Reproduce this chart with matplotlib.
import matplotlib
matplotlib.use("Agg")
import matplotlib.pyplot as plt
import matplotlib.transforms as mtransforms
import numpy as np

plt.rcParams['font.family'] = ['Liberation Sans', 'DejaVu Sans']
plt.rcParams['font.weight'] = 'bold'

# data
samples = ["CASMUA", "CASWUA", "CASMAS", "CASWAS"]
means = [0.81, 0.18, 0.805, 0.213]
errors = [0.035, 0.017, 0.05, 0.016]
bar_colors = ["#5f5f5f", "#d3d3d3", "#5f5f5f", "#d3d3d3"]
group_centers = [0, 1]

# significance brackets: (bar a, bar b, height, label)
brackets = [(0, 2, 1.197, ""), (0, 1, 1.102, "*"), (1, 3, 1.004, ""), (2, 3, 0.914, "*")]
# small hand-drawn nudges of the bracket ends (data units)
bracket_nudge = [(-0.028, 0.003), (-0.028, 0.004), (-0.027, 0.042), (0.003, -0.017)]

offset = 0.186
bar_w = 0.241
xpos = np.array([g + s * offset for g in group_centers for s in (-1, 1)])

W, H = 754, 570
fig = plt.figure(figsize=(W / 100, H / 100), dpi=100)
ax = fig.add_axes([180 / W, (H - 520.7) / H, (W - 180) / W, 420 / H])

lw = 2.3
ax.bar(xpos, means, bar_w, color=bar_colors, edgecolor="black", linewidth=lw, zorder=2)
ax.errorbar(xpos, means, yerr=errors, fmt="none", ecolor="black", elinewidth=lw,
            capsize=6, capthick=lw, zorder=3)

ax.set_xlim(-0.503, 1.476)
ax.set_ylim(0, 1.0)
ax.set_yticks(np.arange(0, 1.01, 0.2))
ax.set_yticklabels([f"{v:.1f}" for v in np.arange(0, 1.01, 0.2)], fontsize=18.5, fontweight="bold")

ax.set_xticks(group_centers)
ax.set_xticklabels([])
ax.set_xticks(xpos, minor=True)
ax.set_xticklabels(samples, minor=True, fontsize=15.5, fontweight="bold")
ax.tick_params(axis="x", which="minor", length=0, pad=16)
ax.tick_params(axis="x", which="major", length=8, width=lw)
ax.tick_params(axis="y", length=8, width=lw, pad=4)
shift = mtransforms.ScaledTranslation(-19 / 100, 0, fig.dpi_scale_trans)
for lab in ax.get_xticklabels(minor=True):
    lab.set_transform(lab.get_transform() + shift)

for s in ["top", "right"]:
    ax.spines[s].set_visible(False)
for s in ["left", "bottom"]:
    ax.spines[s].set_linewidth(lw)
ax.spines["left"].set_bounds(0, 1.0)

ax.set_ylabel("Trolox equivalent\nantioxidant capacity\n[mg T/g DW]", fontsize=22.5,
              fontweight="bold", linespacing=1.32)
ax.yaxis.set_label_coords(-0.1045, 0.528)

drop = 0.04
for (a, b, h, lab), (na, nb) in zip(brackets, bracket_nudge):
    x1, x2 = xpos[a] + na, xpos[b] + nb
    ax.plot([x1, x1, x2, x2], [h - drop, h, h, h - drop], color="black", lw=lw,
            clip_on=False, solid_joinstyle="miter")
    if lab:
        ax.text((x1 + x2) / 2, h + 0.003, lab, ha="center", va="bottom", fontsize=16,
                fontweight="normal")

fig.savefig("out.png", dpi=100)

┄┄┄┄┄┄┄┄┄┄┄┄┄┄┄┄┄┄┄┄

* _OBJECTIVE_
Please give an exact restatement of only the lines from the beginning of the material above to the line with "import numpy as np", inclusive.

* _ANSWER TO THIS EXERCISE_
Reproduce this chart with matplotlib.
import matplotlib
matplotlib.use("Agg")
import matplotlib.pyplot as plt
import matplotlib.transforms as mtransforms
import numpy as np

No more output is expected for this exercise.